Regulation 2019/452 (the Regulation) will come into force by the end of 2020, and will create a "framework" for cooperation between Member States and the EU Commission on foreign investments.

The Regulation is perhaps most notable for what it does not do.  It does not mandate that all Member States must adopt national laws on screening of foreign investments.  In fact, at the time of writing a significant number of Member States have no national rules on foreign investments – for example, the UK proposals for meaningful legislation are still only at white paper stage.  Equally, it does not mandate an EU wide "super-regulator" for foreign investments – as we shall see later, the circumstances in which a foreign investment may be "reviewed" by the EU Commission will be limited, and even then any decision will be advisory only/

Where a Member State does choose to adopt national laws for screening of foreign investments on security or public order grounds, the Regulation merely requires that those laws be transparent, not discriminatory and capable of appeal – hardly a high benchmark to meet.

Cooperation between Member States

What is of much more significance is that the Regulation creates a system for cooperation between different Member States in relation to review of foreign investments.  In a nutshell:

- a Member State reviewing a foreign investment will be required to inform the Commission and all other Member States, and will be able to request comments from other Members States and the Commission;

- a Member State will be able to send comments to, and request information from, another Member State in which a foreign investment is taking place (whether or not it is being reviewed), and any such comments must be given due consideration.

The role of the EU Commission

The Regulation also creates the possibility for review of foreign investments by the EU Commission.  The Commission may issue an "opinion" in a number of circumstances, such as where:

- it considers that a foreign investment is likely to affect security or public order in more than one Member State;

- one-third of Member States believe a foreign investment is likely to affect their security or public order;

- any Member State requests the Commission to issue an opinion (either where the foreign investment is taking place in that Member State or in more than one Member State); or

- the foreign investment affects projects with significant EU funding (such as the Galileo satellite navigation system) or are otherwise on a list of EU supported projects.

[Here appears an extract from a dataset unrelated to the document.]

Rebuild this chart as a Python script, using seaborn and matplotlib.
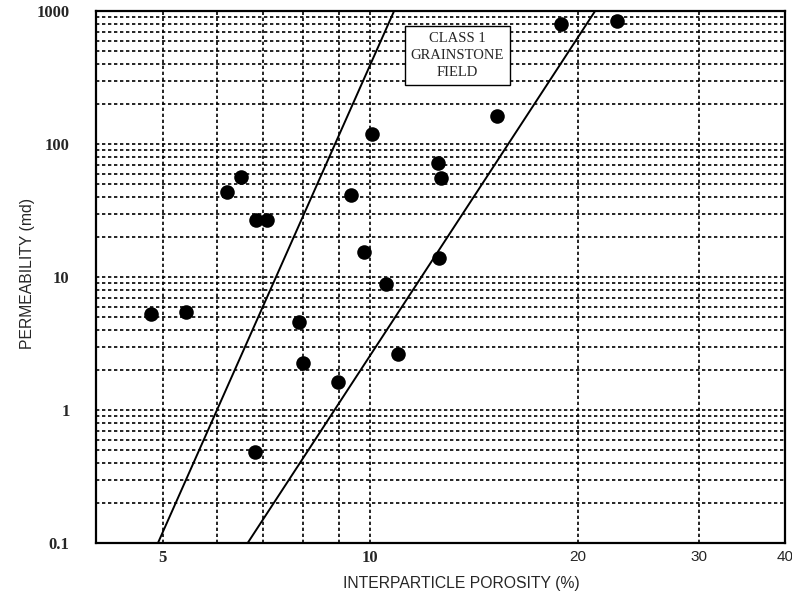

However, any opinion issued by the Commission will not be binding on the relevant Member State and will be advisory in nature only.  While a Member State must take the Commission's opinion into account and provide an explanation if it does not follow that opinion, it is explicit that the "final decision" on any foreign investment remains the "sole responsibility" of the relevant Member State.

Delays to transactions?

It remains to be seen whether the UK will still be subject to EU law at the end of 2020.  However, if it is, then those contemplating receiving foreign investments into the UK will need to take account of both the UK national legislation (which is yet to be enacted) and this new Regulation.

Where the UK government has decided to review a proposed transaction pursuant to the proposed new UK legislation, there is likely to be a delay if that transaction is also referred to the EU Commission.  That is because the parties will not be able to complete the transaction without the approval of the UK government, and the UK government will be obliged to wait for the opinion of the EU Commission so that it can take that opinion into account (even though it is not obliged to follow that opinion).

In circumstances where the UK government has chosen not to review a proposed transaction but that transaction is separately referred to the EU Commission, there should be no need to wait for the EU Commission's opinion to be delivered before completing the transaction.  However, parties should be aware that the EU Commission can publish an opinion for up to 15 months after a transaction has completed.  While that opinion would be advisory only, it could prompt the UK government to take post-completion measures (which could even include unwinding the transaction).